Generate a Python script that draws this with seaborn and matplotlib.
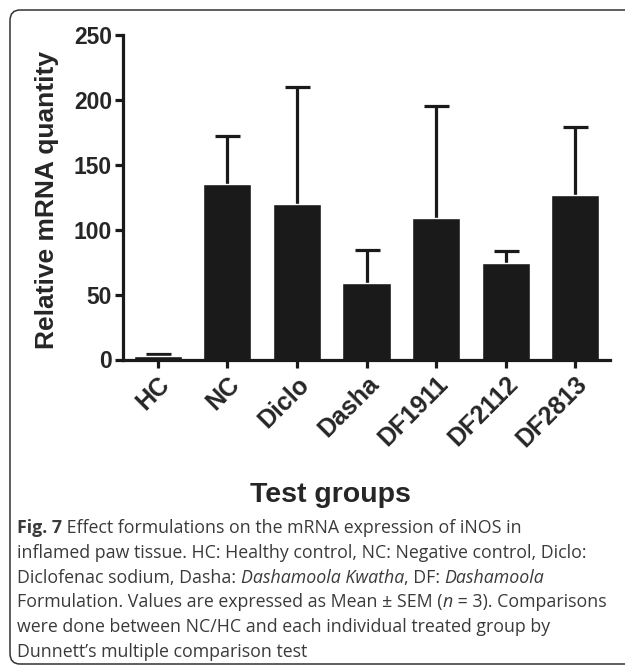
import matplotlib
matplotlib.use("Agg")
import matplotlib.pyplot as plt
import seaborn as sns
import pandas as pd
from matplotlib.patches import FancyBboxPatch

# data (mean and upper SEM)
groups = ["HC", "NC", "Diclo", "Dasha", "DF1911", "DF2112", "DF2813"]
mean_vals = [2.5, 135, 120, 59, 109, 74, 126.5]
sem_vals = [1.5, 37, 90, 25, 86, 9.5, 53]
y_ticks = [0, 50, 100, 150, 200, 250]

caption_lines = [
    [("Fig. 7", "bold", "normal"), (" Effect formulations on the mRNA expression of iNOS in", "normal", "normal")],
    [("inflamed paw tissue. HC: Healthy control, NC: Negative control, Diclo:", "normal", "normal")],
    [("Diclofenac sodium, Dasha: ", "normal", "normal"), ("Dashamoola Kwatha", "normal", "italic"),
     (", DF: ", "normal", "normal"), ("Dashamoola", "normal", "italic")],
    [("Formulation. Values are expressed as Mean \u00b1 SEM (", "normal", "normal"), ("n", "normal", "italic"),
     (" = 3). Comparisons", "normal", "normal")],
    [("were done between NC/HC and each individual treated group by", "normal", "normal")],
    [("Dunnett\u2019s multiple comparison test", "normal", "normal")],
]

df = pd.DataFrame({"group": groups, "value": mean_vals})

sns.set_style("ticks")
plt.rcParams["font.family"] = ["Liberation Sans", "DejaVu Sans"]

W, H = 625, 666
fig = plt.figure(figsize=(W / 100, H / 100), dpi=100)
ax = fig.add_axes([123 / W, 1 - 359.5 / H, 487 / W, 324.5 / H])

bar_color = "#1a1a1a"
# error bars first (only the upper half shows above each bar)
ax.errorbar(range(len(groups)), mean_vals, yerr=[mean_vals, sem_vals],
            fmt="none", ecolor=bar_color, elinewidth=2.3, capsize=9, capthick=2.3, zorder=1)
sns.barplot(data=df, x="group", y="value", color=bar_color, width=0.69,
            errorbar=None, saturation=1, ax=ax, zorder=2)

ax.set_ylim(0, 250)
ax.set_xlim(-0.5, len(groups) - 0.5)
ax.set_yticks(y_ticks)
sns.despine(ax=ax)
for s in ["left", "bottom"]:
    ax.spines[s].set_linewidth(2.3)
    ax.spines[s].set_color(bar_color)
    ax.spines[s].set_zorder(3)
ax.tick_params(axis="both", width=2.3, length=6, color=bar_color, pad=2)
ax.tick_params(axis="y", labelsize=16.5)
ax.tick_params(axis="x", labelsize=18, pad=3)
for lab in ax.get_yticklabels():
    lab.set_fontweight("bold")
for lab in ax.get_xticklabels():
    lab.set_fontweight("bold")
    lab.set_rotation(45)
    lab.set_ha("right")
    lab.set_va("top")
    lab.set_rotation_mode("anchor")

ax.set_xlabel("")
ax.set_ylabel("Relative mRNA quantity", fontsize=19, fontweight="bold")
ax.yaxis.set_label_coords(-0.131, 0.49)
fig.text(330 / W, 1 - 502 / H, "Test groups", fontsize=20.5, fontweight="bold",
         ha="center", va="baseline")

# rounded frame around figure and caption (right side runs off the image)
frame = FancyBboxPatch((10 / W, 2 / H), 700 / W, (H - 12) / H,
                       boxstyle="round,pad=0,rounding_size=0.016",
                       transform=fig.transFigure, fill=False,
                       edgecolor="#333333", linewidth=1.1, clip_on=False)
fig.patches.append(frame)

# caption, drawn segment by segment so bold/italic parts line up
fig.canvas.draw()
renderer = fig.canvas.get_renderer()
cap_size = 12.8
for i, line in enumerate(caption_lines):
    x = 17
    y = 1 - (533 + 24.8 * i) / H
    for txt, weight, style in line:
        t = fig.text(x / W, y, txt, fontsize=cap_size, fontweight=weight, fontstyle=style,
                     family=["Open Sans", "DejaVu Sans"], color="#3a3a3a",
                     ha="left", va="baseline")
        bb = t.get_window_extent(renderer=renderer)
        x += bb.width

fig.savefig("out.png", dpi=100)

◆ ◆ ◆ ◆

■ **DIRECTION**:
Transcribe the whole listing exactly. Pictures are excluded.

■ **ANSWER FOR THE TASK**:
Generate a Python script that draws this with seaborn and matplotlib.
import matplotlib
matplotlib.use("Agg")
import matplotlib.pyplot as plt
import seaborn as sns
import pandas as pd
from matplotlib.patches import FancyBboxPatch

# data (mean and upper SEM)
groups = ["HC", "NC", "Diclo", "Dasha", "DF1911", "DF2112", "DF2813"]
mean_vals = [2.5, 135, 120, 59, 109, 74, 126.5]
sem_vals = [1.5, 37, 90, 25, 86, 9.5, 53]
y_ticks = [0, 50, 100, 150, 200, 250]

caption_lines = [
    [("Fig. 7", "bold", "normal"), (" Effect formulations on the mRNA expression of iNOS in", "normal", "normal")],
    [("inflamed paw tissue. HC: Healthy control, NC: Negative control, Diclo:", "normal", "normal")],
    [("Diclofenac sodium, Dasha: ", "normal", "normal"), ("Dashamoola Kwatha", "normal", "italic"),
     (", DF: ", "normal", "normal"), ("Dashamoola", "normal", "italic")],
    [("Formulation. Values are expressed as Mean \u00b1 SEM (", "normal", "normal"), ("n", "normal", "italic"),
     (" = 3). Comparisons", "normal", "normal")],
    [("were done between NC/HC and each individual treated group by", "normal", "normal")],
    [("Dunnett\u2019s multiple comparison test", "normal", "normal")],
]

df = pd.DataFrame({"group": groups, "value": mean_vals})

sns.set_style("ticks")
plt.rcParams["font.family"] = ["Liberation Sans", "DejaVu Sans"]

W, H = 625, 666
fig = plt.figure(figsize=(W / 100, H / 100), dpi=100)
ax = fig.add_axes([123 / W, 1 - 359.5 / H, 487 / W, 324.5 / H])

bar_color = "#1a1a1a"
# error bars first (only the upper half shows above each bar)
ax.errorbar(range(len(groups)), mean_vals, yerr=[mean_vals, sem_vals],
            fmt="none", ecolor=bar_color, elinewidth=2.3, capsize=9, capthick=2.3, zorder=1)
sns.barplot(data=df, x="group", y="value", color=bar_color, width=0.69,
            errorbar=None, saturation=1, ax=ax, zorder=2)

ax.set_ylim(0, 250)
ax.set_xlim(-0.5, len(groups) - 0.5)
ax.set_yticks(y_ticks)
sns.despine(ax=ax)
for s in ["left", "bottom"]:
    ax.spines[s].set_linewidth(2.3)
    ax.spines[s].set_color(bar_color)
    ax.spines[s].set_zorder(3)
ax.tick_params(axis="both", width=2.3, length=6, color=bar_color, pad=2)
ax.tick_params(axis="y", labelsize=16.5)
ax.tick_params(axis="x", labelsize=18, pad=3)
for lab in ax.get_yticklabels():
    lab.set_fontweight("bold")
for lab in ax.get_xticklabels():
    lab.set_fontweight("bold")
    lab.set_rotation(45)
    lab.set_ha("right")
    lab.set_va("top")
    lab.set_rotation_mode("anchor")

ax.set_xlabel("")
ax.set_ylabel("Relative mRNA quantity", fontsize=19, fontweight="bold")
ax.yaxis.set_label_coords(-0.131, 0.49)
fig.text(330 / W, 1 - 502 / H, "Test groups", fontsize=20.5, fontweight="bold",
         ha="center", va="baseline")

# rounded frame around figure and caption (right side runs off the image)
frame = FancyBboxPatch((10 / W, 2 / H), 700 / W, (H - 12) / H,
                       boxstyle="round,pad=0,rounding_size=0.016",
                       transform=fig.transFigure, fill=False,
                       edgecolor="#333333", linewidth=1.1, clip_on=False)
fig.patches.append(frame)

# caption, drawn segment by segment so bold/italic parts line up
fig.canvas.draw()
renderer = fig.canvas.get_renderer()
cap_size = 12.8
for i, line in enumerate(caption_lines):
    x = 17
    y = 1 - (533 + 24.8 * i) / H
    for txt, weight, style in line:
        t = fig.text(x / W, y, txt, fontsize=cap_size, fontweight=weight, fontstyle=style,
                     family=["Open Sans", "DejaVu Sans"], color="#3a3a3a",
                     ha="left", va="baseline")
        bb = t.get_window_extent(renderer=renderer)
        x += bb.width

fig.savefig("out.png", dpi=100)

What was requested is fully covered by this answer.